§ **Exercise description**
Data follows below. Repeat exactly the lines between the line holding "Reproduce this chart with pgfplots." and the line holding "(7,5) rectangle (795,481);", inclusive, and nothing more; drop pictures.

§ **Task input**
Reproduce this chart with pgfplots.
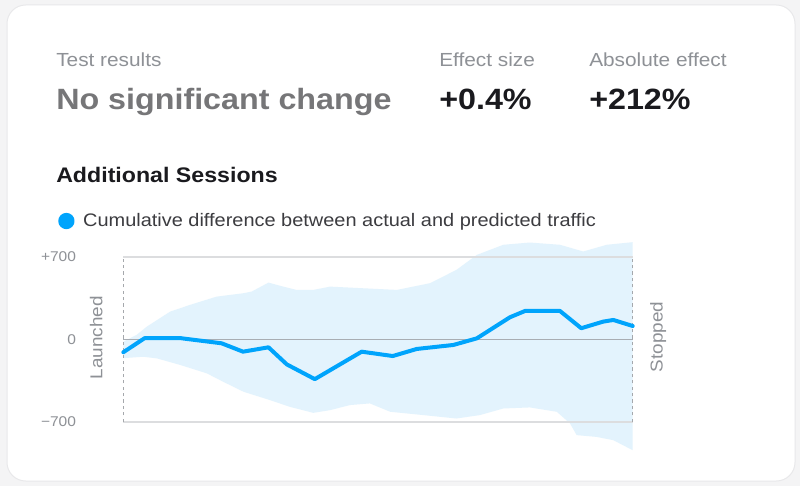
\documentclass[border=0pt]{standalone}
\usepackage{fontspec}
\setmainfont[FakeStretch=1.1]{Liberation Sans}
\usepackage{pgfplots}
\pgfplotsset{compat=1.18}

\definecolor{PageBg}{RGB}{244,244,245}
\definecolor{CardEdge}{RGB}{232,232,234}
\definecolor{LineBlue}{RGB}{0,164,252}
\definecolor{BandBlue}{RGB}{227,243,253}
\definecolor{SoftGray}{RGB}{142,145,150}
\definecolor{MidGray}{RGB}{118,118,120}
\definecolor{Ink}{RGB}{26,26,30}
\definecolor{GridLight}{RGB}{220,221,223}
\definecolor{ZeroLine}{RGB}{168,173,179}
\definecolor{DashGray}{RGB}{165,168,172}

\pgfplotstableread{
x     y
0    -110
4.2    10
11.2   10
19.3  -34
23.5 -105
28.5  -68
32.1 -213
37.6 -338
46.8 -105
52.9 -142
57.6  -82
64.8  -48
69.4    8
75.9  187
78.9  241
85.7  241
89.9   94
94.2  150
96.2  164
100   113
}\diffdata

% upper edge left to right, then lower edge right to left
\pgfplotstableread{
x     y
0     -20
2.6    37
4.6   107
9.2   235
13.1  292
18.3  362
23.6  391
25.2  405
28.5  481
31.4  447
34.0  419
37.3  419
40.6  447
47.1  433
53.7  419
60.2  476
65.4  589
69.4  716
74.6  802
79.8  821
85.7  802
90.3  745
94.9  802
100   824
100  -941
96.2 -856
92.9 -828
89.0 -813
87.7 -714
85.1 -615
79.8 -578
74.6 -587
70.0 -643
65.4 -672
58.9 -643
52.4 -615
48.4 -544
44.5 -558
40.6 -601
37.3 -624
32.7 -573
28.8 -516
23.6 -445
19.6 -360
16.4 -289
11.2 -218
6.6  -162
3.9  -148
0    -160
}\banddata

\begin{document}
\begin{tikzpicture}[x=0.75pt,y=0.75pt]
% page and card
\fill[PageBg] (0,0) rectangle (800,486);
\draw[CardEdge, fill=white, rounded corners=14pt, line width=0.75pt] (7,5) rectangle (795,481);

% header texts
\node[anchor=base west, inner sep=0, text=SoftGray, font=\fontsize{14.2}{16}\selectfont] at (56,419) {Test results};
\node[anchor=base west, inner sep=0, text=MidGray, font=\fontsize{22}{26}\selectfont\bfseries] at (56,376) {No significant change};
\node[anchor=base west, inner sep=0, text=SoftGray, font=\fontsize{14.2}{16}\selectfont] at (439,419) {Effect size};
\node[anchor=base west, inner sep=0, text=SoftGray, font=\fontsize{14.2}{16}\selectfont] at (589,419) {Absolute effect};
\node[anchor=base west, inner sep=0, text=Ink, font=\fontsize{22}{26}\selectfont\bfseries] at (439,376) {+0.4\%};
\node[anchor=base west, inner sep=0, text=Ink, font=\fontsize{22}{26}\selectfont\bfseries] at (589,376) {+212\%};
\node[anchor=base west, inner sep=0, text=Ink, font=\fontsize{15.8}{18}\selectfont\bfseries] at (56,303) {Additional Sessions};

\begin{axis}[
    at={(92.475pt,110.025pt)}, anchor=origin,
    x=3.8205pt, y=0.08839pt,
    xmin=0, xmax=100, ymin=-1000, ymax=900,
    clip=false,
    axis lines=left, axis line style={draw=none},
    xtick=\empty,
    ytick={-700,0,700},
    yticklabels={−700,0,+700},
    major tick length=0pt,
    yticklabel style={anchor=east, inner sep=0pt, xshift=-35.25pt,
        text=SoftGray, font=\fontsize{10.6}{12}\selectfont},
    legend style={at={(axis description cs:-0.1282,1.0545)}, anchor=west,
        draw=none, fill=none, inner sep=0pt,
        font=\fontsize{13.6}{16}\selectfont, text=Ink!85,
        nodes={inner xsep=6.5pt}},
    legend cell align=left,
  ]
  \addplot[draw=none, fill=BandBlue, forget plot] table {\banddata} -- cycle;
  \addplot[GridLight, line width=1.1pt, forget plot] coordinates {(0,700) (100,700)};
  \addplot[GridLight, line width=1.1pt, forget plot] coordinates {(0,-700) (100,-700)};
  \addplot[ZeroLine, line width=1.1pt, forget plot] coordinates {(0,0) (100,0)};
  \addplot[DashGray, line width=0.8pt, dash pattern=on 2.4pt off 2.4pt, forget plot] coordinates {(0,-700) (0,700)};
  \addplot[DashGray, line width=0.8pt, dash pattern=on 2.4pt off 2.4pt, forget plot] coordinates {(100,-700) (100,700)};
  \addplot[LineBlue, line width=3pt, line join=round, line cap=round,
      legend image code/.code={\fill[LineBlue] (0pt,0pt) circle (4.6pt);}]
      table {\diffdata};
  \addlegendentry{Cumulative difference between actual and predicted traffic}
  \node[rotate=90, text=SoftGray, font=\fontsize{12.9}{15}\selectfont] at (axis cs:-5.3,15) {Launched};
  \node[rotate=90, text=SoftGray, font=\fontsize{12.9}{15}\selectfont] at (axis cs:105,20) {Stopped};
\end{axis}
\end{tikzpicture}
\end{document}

...

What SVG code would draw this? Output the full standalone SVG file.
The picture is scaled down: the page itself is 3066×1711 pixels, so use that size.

§ **Solution to the exercise**
Reproduce this chart with pgfplots.
\documentclass[border=0pt]{standalone}
\usepackage{fontspec}
\setmainfont[FakeStretch=1.1]{Liberation Sans}
\usepackage{pgfplots}
\pgfplotsset{compat=1.18}

\definecolor{PageBg}{RGB}{244,244,245}
\definecolor{CardEdge}{RGB}{232,232,234}
\definecolor{LineBlue}{RGB}{0,164,252}
\definecolor{BandBlue}{RGB}{227,243,253}
\definecolor{SoftGray}{RGB}{142,145,150}
\definecolor{MidGray}{RGB}{118,118,120}
\definecolor{Ink}{RGB}{26,26,30}
\definecolor{GridLight}{RGB}{220,221,223}
\definecolor{ZeroLine}{RGB}{168,173,179}
\definecolor{DashGray}{RGB}{165,168,172}

\pgfplotstableread{
x     y
0    -110
4.2    10
11.2   10
19.3  -34
23.5 -105
28.5  -68
32.1 -213
37.6 -338
46.8 -105
52.9 -142
57.6  -82
64.8  -48
69.4    8
75.9  187
78.9  241
85.7  241
89.9   94
94.2  150
96.2  164
100   113
}\diffdata

% upper edge left to right, then lower edge right to left
\pgfplotstableread{
x     y
0     -20
2.6    37
4.6   107
9.2   235
13.1  292
18.3  362
23.6  391
25.2  405
28.5  481
31.4  447
34.0  419
37.3  419
40.6  447
47.1  433
53.7  419
60.2  476
65.4  589
69.4  716
74.6  802
79.8  821
85.7  802
90.3  745
94.9  802
100   824
100  -941
96.2 -856
92.9 -828
89.0 -813
87.7 -714
85.1 -615
79.8 -578
74.6 -587
70.0 -643
65.4 -672
58.9 -643
52.4 -615
48.4 -544
44.5 -558
40.6 -601
37.3 -624
32.7 -573
28.8 -516
23.6 -445
19.6 -360
16.4 -289
11.2 -218
6.6  -162
3.9  -148
0    -160
}\banddata

\begin{document}
\begin{tikzpicture}[x=0.75pt,y=0.75pt]
% page and card
\fill[PageBg] (0,0) rectangle (800,486);
\draw[CardEdge, fill=white, rounded corners=14pt, line width=0.75pt] (7,5) rectangle (795,481);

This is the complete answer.